Wednesday, October 15, 2014

Making Visualizations Visible

The ultimate goal of literacy instruction is to arm students with the literacy processes, strategies, and skills that they will be able to intuitively and independently use to extract meaning from text. "Text" can include the written word, videos, interviews, speakers, field trips, conversations, discussions, and more.

The teaching and learning of these literacy strategies is best done in authentic contexts. On page 70 of Making the PYP Happen, the authors state that "it is the school's responsibility to provide authentic context for language teaching and learning in all areas of the curriculum," [emphasis added].
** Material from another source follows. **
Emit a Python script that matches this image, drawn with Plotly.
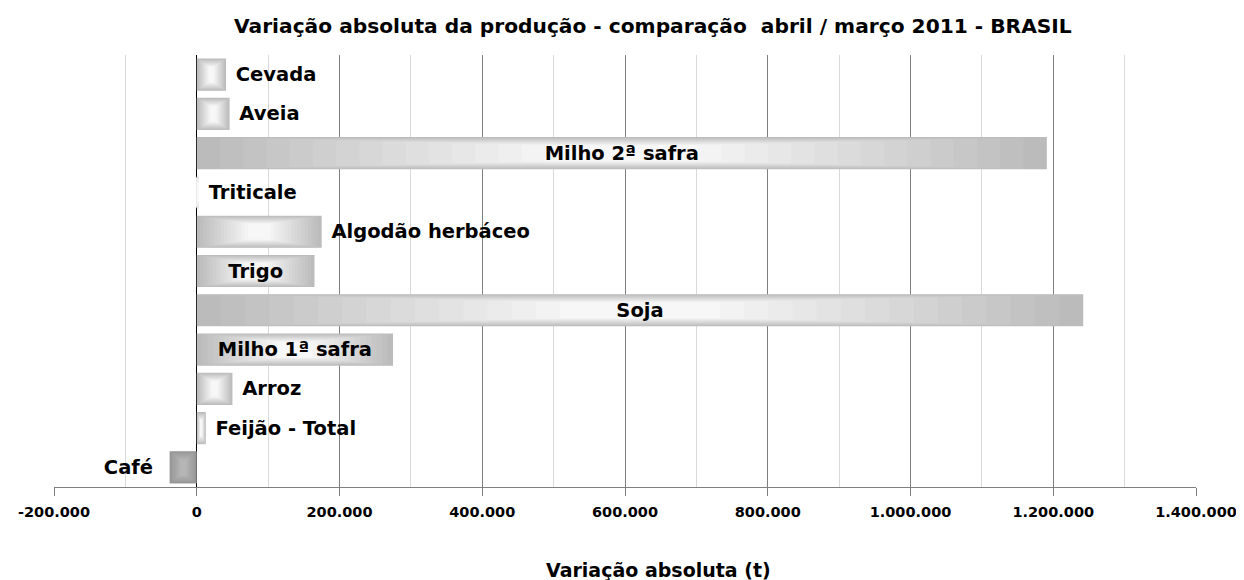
import plotly.graph_objects as go

# ---- data ----
culturas = ["Cevada", "Aveia", "Milho 2ª safra", "Triticale", "Algodão herbáceo",
            "Trigo", "Soja", "Milho 1ª safra", "Arroz", "Feijão - Total", "Café"]
variacao = [41000, 46000, 1191000, 3000, 175000, 165000, 1242000, 275000, 50000, 12500, -38000]
posicao_texto = ["outside", "outside", "inside", "outside", "outside",
                 "inside", "inside", "inside", "outside", "outside", "outside"]
x_ticks = [-200000, 0, 200000, 400000, 600000, 800000, 1000000, 1200000, 1400000]
x_tick_labels = ["-200.000", "0", "200.000", "400.000", "600.000", "800.000",
                 "1.000.000", "1.200.000", "1.400.000"]
titulo = "Variação absoluta da produção - comparação  abril / março 2011 - BRASIL"
titulo_x = "Variação absoluta (t)"

# ---- styling (gradient simulated by nested bars) ----
N = 16
FONT = "DejaVu Sans"

def lerp_gray(a, b, t):
    v = round(a + (b - a) * t)
    return f"rgb({v},{v},{v})"

def layer_color(v, k):
    t = k / (N - 1)
    if v < 0:
        return lerp_gray(150, 182, t)
    if abs(v) < 8000:
        return lerp_gray(228, 250, t)
    return lerp_gray(187, 247, t)

fig = go.Figure()
for k in range(N):
    t = k / (N - 1)
    f = 0.41 * t
    w = 0.82 - 0.42 * t
    fig.add_trace(go.Bar(
        y=culturas,
        x=[v * (1 - 2 * f) for v in variacao],
        base=[v * f for v in variacao],
        orientation="h",
        width=w,
        marker=dict(color=[layer_color(v, k) for v in variacao], line=dict(width=0)),
        hoverinfo="skip",
        showlegend=False,
    ))

# text layer
modelos = []
for v, p in zip(variacao, posicao_texto):
    if p == "inside":
        modelos.append("%{text}")
    elif v < 0:
        modelos.append("%{text}\u00a0\u00a0")
    else:
        modelos.append("\u00a0%{text}")

fig.add_trace(go.Bar(
    y=culturas,
    x=variacao,
    orientation="h",
    width=0.82,
    marker=dict(color="rgba(0,0,0,0)", line=dict(width=0)),
    text=culturas,
    texttemplate=modelos,
    textposition=posicao_texto,
    insidetextanchor="middle",
    constraintext="none",
    cliponaxis=False,
    textfont=dict(family=FONT, size=19.5, color="black", weight="bold"),
    hoverinfo="skip",
    showlegend=False,
))

# page has an 8px body margin, so the figure is 8px smaller than the window
fig.update_layout(
    width=1236, height=572,
    barmode="overlay",
    paper_bgcolor="white", plot_bgcolor="white",
    margin=dict(l=46, r=48, t=47, b=93),
    font=dict(family=FONT, color="black"),
    annotations=[
        dict(text=titulo, xref="paper", yref="paper", x=0.5245, y=1.067,
             xanchor="center", yanchor="middle", showarrow=False,
             font=dict(family=FONT, size=20.2, color="black", weight="bold")),
        dict(text=titulo_x, xref="paper", yref="paper", x=0.529, y=-0.192,
             xanchor="center", yanchor="middle", showarrow=False,
             font=dict(family=FONT, size=19, color="black", weight="bold")),
    ],
)
fig.update_xaxes(
    range=[-200000, 1400000],
    tickvals=x_ticks, ticktext=x_tick_labels,
    tickfont=dict(family=FONT, size=14.5, color="black", weight="bold"),
    showgrid=True, gridcolor="#7f7f7f", gridwidth=1,
    minor=dict(dtick=100000, tick0=0, showgrid=True, gridcolor="#d9d9d9", gridwidth=1),
    zeroline=True, zerolinecolor="black", zerolinewidth=1,
    showline=True, linecolor="#7f7f7f", linewidth=1,
    ticks="outside", ticklen=8, tickcolor="#7f7f7f",
    ticklabelstandoff=4,
    automargin=False,
)
fig.update_yaxes(
    categoryorder="array", categoryarray=culturas,
    autorange="reversed",
    showticklabels=False, showgrid=False, zeroline=False,
    automargin=False,
)

fig.write_html("out.html")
In a Primary Years Program (PYP), the program of inquiry provides the authentic, engaging, challenging, and significant context for learners to develop and use language. In other words, teachers should situate literacy instruction right inside the units of inquiry. However, it should be clarified that although comprehension and metacognitive strategies are to be taught within the unit of inquiry, it cannot be assumed that learners will implicitly pick up on these strategies while studying content concepts. PYP teachers still must provide specific time and opportunities for their learners to explore, discover, practice, and construct understanding of these literacy strategies. When we teach literacy in this way, students are learning literacy processes and content concepts simultaneously.

Recently, I took the opportunity to teach a first grade reading lesson from our school's literacy curriculum. The objectives of the lesson were that students would retell story events and visualize & analyze characters during reading. Rather than use the text provided by the series, which would not have been authentic, challenging, or significant for the first graders, I choose a text that would help the learners understand their current Unit of Inquiry's Central Idea: Responsible choices promote balanced living.

A List from Frog and Toad Together by Arnold Lobel.

In the story A List, Toad creates a list of all the things he'll do during the day. I selected this story because the list he makes contains many responsible choices that would represent a balanced lifestyle. (SPOILER ALERT: Toad never completes all the items on the list because it blows away in the wind and he subsequently goes melodramatically ballistic, which should not come as a shock for those of you who know Toad well.)

Before reading the story, I discussed with the students the importance of being able to really understand a story while we read. "After all," I said, "that's the point of reading! To understand what you read." In their book Strategies that Work, Harvey and Goudvis say that "different readers rely on different strategies to help them gain better understanding." One such strategy is visualizing. "Visualizing strengthens our inferential thinking. When we visualize, we are in fact inferring but with mental images rather than words and thoughts." The authors continue, "When we visualize, we create pictures in our minds that belong to us and no one else," (p. 130-2).

However, if we let students keep their visualizations locked up in their minds, students may become mentally overwhelmed. Rather, my goal of the lesson was to get students to make their visualizations visible so that they could more fully engage in thinking. " is difficult [for students] to do their best thinking because of cognitive overload, that is, because the thinking demands exceed their capacity. When our thinking is distributed, when we do not have to rely solely on our internal mental resources, we free ourselves up to engage in more challenging thinking," Ron Ritchhart in Intellectual Character: What It Is, Why It Matters, and How to Get It, p. 100-1).

I prompted students to visualize what was going on in the story as I read, but then to draw those pictures from their mind on a blank sheet of paper. After reading, we talked about what their pictures should include, if they really, truly understood the story. Together, we decided that students would need to have the characters of the story, the setting (time and place), and what went on in the story (the events).

To show students how to self-assess their understanding of the text, one student showed his visualization to the group while I modeled the kinds of questions the students should ask themselves.

Did I understand the story?
Did I include the characters?
Did I include the setting?
Did I include the important events of the story?
By reviewing all the students' visible visualizations (I included other examples below), the classroom teacher and I could clearly and quickly see who was able to adequately extract meaning from the text and who was not. Using this powerful information, the classroom teacher could form guided reading groups to support students' unique and specific literacy needs.

After reading about making students' thinking and understanding visible by having them draw out their mental visualizations, how could you make your students' visualizations visible with the "texts" they read, listen to, and view?


  1. Thank you for this blog post, it is certainly relevant and informative for the staff at our school. the strategies are well documented and clearly illustrate how to use process concepts when teaching literacy. Perhaps you could say more about the unit of inquiry that relates to this lesson.

    1. PYP Colleague: great question!

      TD: Who we are: an inquiry into personal, physical, mental, social, and spiritual health. CI: Responsible choices promote balanced living. Key concepts: causation, responsibility, perspective. Related concepts: choices, balance, health, benefits, costs, consequences, scarcity. Lines of inquiry: An inquiry into ... what it means to make a choice (cost/benefits), responsible choices, balanced living.

      The lesson described in the post was a literacy lesson, meant to focus on literacy process concepts (visualization), as you point out in your comment. However, the idea is that the classroom teacher will now be able to use the same text to explore the ideas in their unit of inquiry.